计算anchor和ground truth box之间overlap的cython加速方法

在训练RetinaNet的过程中,每一种图片的操作步骤大概可以分成这样几步:
1 获取ground truth的四个顶点坐标 先算出在原图上的比例,然后乘以我们要resize的图片大小比如512,这样便得到,四个顶点坐标。
2 生成anchors,计算N个anchors和该图片中M个gt_boxes的overlap,得到一个(N,M)的矩阵,根据交集的大小,来给每一个anchors分配一个gt_box,并且把这个gt_box的类也分配给那个anchors。

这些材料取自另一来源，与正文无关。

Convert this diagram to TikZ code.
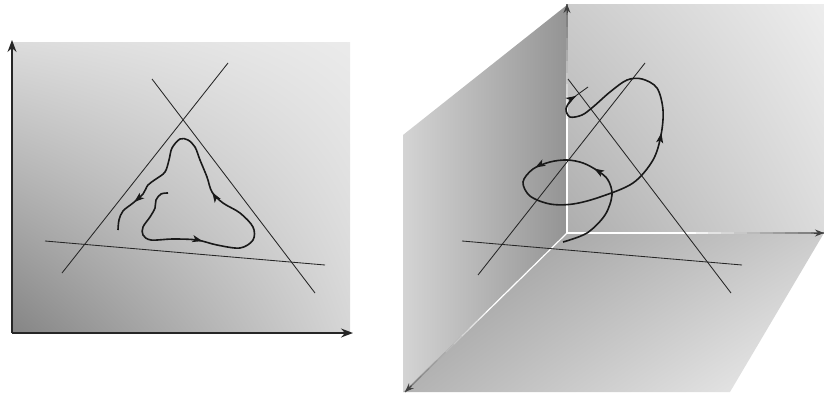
\documentclass[tikz,border=0pt]{standalone}
\usetikzlibrary{arrows.meta,decorations.markings,shadings,calc}
\tikzset{
  axisarrow/.style={line width=1.4pt, black!85, -{Stealth[length=12pt,width=9pt,inset=4pt]}},
  thinline/.style={line width=0.85pt, black!85},
  flow/.style={line width=1.6pt, black!90},
}
\begin{document}
\begin{tikzpicture}[x=1pt,y=-1pt]
\useasboundingbox (0,0) rectangle (824,396);
% ---------- left panel ----------
\coordinate (LO) at (12,333);
\coordinate (LY) at (12,40);
\coordinate (LX) at (353,333);
\shade[upper left=black!14, upper right=black!8, lower left=black!48, lower right=black!16]
  (12,43) rectangle (350,333);
\draw[axisarrow] (LO) -- (LY);
\draw[axisarrow] (LO) -- (LX);
\coordinate (l1a) at (62,273);  \coordinate (l1b) at (228,63);
\coordinate (l2a) at (152,79);  \coordinate (l2b) at (315,293);
\coordinate (l3a) at (45,241);  \coordinate (l3b) at (325,265);
\draw[thinline] (l1a) -- (l1b);
\draw[thinline] (l2a) -- (l2b);
\draw[thinline] (l3a) -- (l3b);
\draw[flow, postaction={decorate}, decoration={markings,
    mark=at position 0.275 with {\arrow{Stealth[length=10pt,width=7pt,inset=2.5pt]}},
    mark=at position 0.565 with {\arrow{Stealth[length=10pt,width=7pt,inset=2.5pt]}},
    mark=at position 0.918 with {\arrow{Stealth[length=10pt,width=7pt,inset=2.5pt]}}}]
  plot[smooth, tension=0.55] coordinates {
   (168,193) (161,194) (156,200) (155,208) (150,217) (143,227) (143,235) (151,240)
   (173,239) (197,240) (217,245) (240,248) (253,240) (253,227) (240,213) (223,203)
   (212,192) (207,177) (200,160) (195,147) (188,140) (180,139) (172,148) (169,160)
   (165,172) (156,179) (148,185) (143,194) (133,203) (123,211) (119,220) (118,230)};
% ---------- right panel ----------
\coordinate (O) at (567,233);
\coordinate (VY) at (567,4);
\coordinate (VX) at (824,233);
\coordinate (VZ) at (405,392);
% back wall
\shade[upper left=black!20, upper right=black!7, lower left=black!32, lower right=black!14]
  (567,5) rectangle (824,233);
% left wall
\shade[left color=black!17, right color=black!42]
  (567,5) -- (403,135) -- (403,392) -- (567,233) -- cycle;
% floor
\shade[upper left=black!42, upper right=black!20, lower left=black!30, lower right=black!6]
  (567,233) -- (824,233) -- (730,392) -- (403,392) -- cycle;
% fading axes
\foreach \tgt in {VY,VX,VZ}{
  \foreach \i in {0,...,19}{
    \pgfmathsetmacro\a{\i/20}
    \pgfmathsetmacro\b{(\i+1)/20}
    \pgfmathtruncatemacro\c{max(0,(\i-9)*5.5)}
    \draw[line width=1.2pt, color=black!\c] ($(O)!\a!(\tgt)$) -- ($(O)!\b!(\tgt)$);
  }
  \draw[line width=1pt, black!75, -{Stealth[length=9pt,width=7pt,inset=3pt]}] ($(O)!0.96!(\tgt)$) -- (\tgt);
}
\coordinate (r1a) at (478,275);  \coordinate (r1b) at (645,63);
\coordinate (r2a) at (568,79);   \coordinate (r2b) at (731,293);
\coordinate (r3a) at (462,241);  \coordinate (r3b) at (742,265);
\coordinate (tka) at (570,100);  \coordinate (tkb) at (588,87);
\draw[thinline] (r1a) -- (r1b);
\draw[thinline] (r2a) -- (r2b);
\draw[thinline] (r3a) -- (r3b);
\draw[thinline] (tka) -- (tkb);
\draw[flow, -{Stealth[length=10pt,width=7pt,inset=2.5pt]}, postaction={decorate}, decoration={markings,
    mark=at position 0.195 with {\arrow{Stealth[length=10pt,width=7pt,inset=2.5pt]}},
    mark=at position 0.308 with {\arrow{Stealth[length=10pt,width=7pt,inset=2.5pt]}},
    mark=at position 0.68 with {\arrow{Stealth[length=10pt,width=7pt,inset=2.5pt]}}}]
  plot[smooth, tension=0.55] coordinates {
   (563,242) (587,233) (605,215) (612,195) (608,180) (598,171) (583,163) (567,160)
   (550,162) (533,169) (523,182) (530,196) (550,204) (573,204) (600,197) (633,183)
   (653,160) (661,135) (663,110) (657,88) (642,79) (627,80) (610,92) (593,107)
   (582,115) (570,117) (566,109) (571,100) (576,96)};
\end{tikzpicture}
\end{document}
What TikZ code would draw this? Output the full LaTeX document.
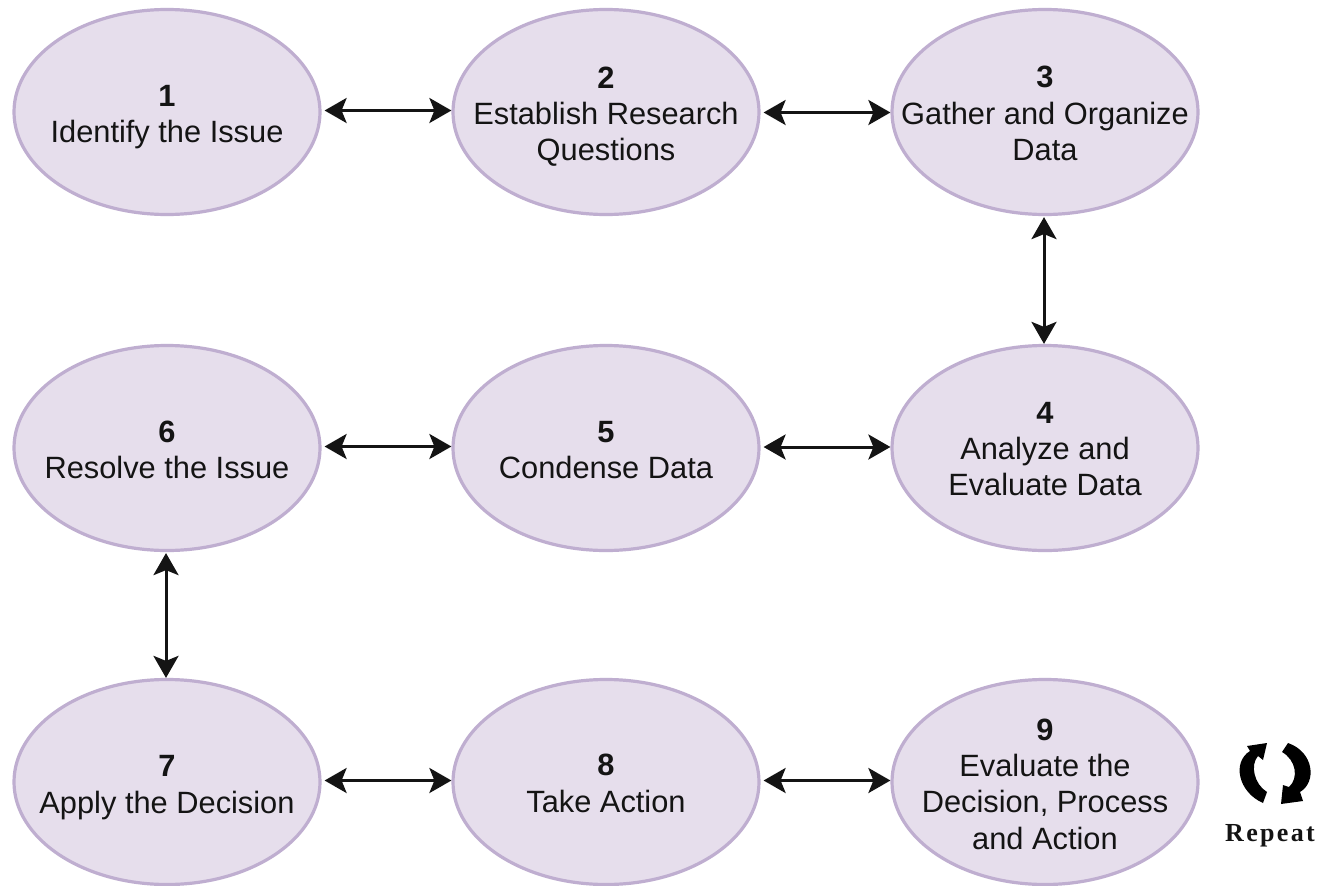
\documentclass[tikz,border=0pt]{standalone}
\usepackage{fontspec}
\setmainfont{Liberation Sans}
\newfontfamily\repfont[LetterSpace=9]{Liberation Serif}
\usetikzlibrary{shapes.geometric,arrows.meta,calc}
\definecolor{stagefill}{HTML}{E6DEEC}
\definecolor{stageline}{HTML}{BFAED0}
\definecolor{inkc}{HTML}{141414}
\tikzset{
  stage/.style={ellipse,draw=stageline,line width=3.2pt,fill=stagefill,minimum width=306pt,minimum height=205pt,inner sep=0pt},
  stagetext/.style={align=center,text=inkc,inner sep=0pt,font=\fontsize{30.8}{36.3}\selectfont},
  link/.style={line width=3pt,draw=inkc,{Stealth[length=22pt,width=25pt,inset=5pt]}-{Stealth[length=22pt,width=25pt,inset=5pt]},shorten <=3pt,shorten >=0pt},
  vlink/.style={line width=3pt,draw=inkc,{Stealth[length=22pt,width=25pt,inset=5pt]}-{Stealth[length=22pt,width=25pt,inset=5pt]},shorten <=1pt,shorten >=0pt},
  loopc/.style={fill=black,draw=none}
}
\begin{document}
\begin{tikzpicture}[x=1pt,y=-1pt]
\useasboundingbox (0,0) rectangle (1331,886);
\fill[white] (0,0) rectangle (1331,886);
\node[stage] (e1) at (167,112) {};
\node[stage] (e2) at (606,112) {};
\node[stage] (e3) at (1045,112) {};
\node[stage] (e4) at (1045,448) {};
\node[stage] (e5) at (606,448) {};
\node[stage] (e6) at (167,448) {};
\node[stage] (e7) at (167,782) {};
\node[stage] (e8) at (606,782) {};
\node[stage] (e9) at (1045,782) {};
\node[stagetext,yshift=-5pt] (t1) at (e1) {\textbf{1}\\Identify the Issue};
\node[stagetext,yshift=-4.5pt] (t2) at (e2) {\textbf{2}\\Establish Research\\Questions};
\node[stagetext,yshift=-1.5pt] (t3) at (e3) {\textbf{3}\\Gather and Organize\\Data};
\node[stagetext,yshift=-1pt] (t4) at (e4) {\textbf{4}\\Analyze and\\Evaluate Data};
\node[stagetext,yshift=-2pt] (t5) at (e5) {\textbf{5}\\Condense Data};
\node[stagetext,yshift=-2pt] (t6) at (e6) {\textbf{6}\\Resolve the Issue};
\node[stagetext,yshift=-5.5pt] (t7) at (e7) {\textbf{7}\\Apply the Decision};
\node[stagetext,yshift=-1.5pt] (t8) at (e8) {\textbf{8}\\Take Action};
\node[stagetext,yshift=-2pt] (t9) at (e9) {\textbf{9}\\Evaluate the\\Decision, Process\\and Action};
\draw[link] ([yshift=1.5pt]e1.east) -- ([yshift=1.5pt]e2.west);
\draw[link] ([yshift=-0.5pt]e2.east) -- ([yshift=-0.5pt]e3.west);
\draw[vlink] ([xshift=-1pt]e3.south) -- ([xshift=-1pt]e4.north);
\draw[link] ([yshift=1pt]e5.east) -- ([yshift=1pt]e4.west);
\draw[link] ([yshift=1.5pt]e6.east) -- ([yshift=1.5pt]e5.west);
\draw[vlink] ([xshift=-1pt]e6.south) -- ([xshift=-1pt]e7.north);
\draw[link] ([yshift=1.5pt]e7.east) -- ([yshift=1.5pt]e8.west);
\draw[link] ([yshift=1.5pt]e8.east) -- ([yshift=1.5pt]e9.west);
\fill[loopc] (1263,803) .. controls (1238,792) and (1232,762) .. (1250,751)
  -- (1247,746) -- (1267,743) -- (1263,760) -- (1258,756)
  .. controls (1250,765) and (1254,784) .. (1267,792) -- cycle;
\fill[loopc] (1288,743) .. controls (1314,752) and (1317,782) .. (1300,792)
  -- (1303,801) -- (1281,804) -- (1283,785) -- (1289,787)
  .. controls (1299,778) and (1296,760) .. (1282,752) -- cycle;
\node[inner sep=0pt,text=inkc,font=\repfont\fontsize{26}{30}\selectfont\bfseries] (rep) at (1270,836) {Repeat};
\end{tikzpicture}
\end{document}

最终这一步的输出时(N,5),表示每一个anchor的gt_box坐标和所属的类。

3 进行bbox回归,也就是用bbox_transform函数计算出四个变换参数
4 将这四个变换参数以及类的信息,送入RetinaNet,与RetinaNet的p3到p5作用求出smooth L1 loss和cross entropy loss。

在两块Titan X上训练
对于单张图片,在上述几步中,耗时大概是0.05+1.5+0.7+0.1~~2.4 s
一张图片训练2.4s,那一个1万的数据集,单个epoch就要花6.6个小时。
unacceptable !
所以要提高2,3步骤中计算overlap和计算bbox的效率,尤其是overlap。
先放一下python实现overlap的代码

def compute_overlap(a, b):
    #a [N,4]
    #b [M,4]
    area = (b[:, 2] - b[:, 0] + 1) * (b[:, 3] - b[:, 1] + 1)
    iw = np.minimum(np.expand_dims(a[:, 2], axis=1), b[:, 2]) - np.maximum(np.expand_dims(a[:, 0], axis=1), b[:, 0]) + 1
    ih = np.minimum(np.expand_dims(a[:, 3], axis=1), b[:, 3]) - np.maximum(np.expand_dims(a[:, 1], axis=1), b[:, 1]) + 1
    # 假设a的数目是N,b的数目是M
    # np.expand_dims((N,),axis=1)将(N,)变成(N,1)
    # np.minimum((N,1),(M,)) 得到 (N M) 的矩阵 代表a和b逐一比较的结果
    # 取x和y中较小的值 来计算intersection
    # iw和ih分别是intersection的宽和高 iw和ih的shape都是(N,M), 代表每个anchor和groundTruth之间的intersection
    iw = np.maximum(iw, 0)
    ih = np.maximum(ih, 0) #不允许iw或者ih小于0

    ua = np.expand_dims((a[:, 2] - a[:, 0] + 1) *(a[:, 3] - a[:, 1] + 1), axis=1) + area - iw * ih
    # 并集的计算 S_a+S_b-interection_ab
    ua = np.maximum(ua, np.finfo(float).eps)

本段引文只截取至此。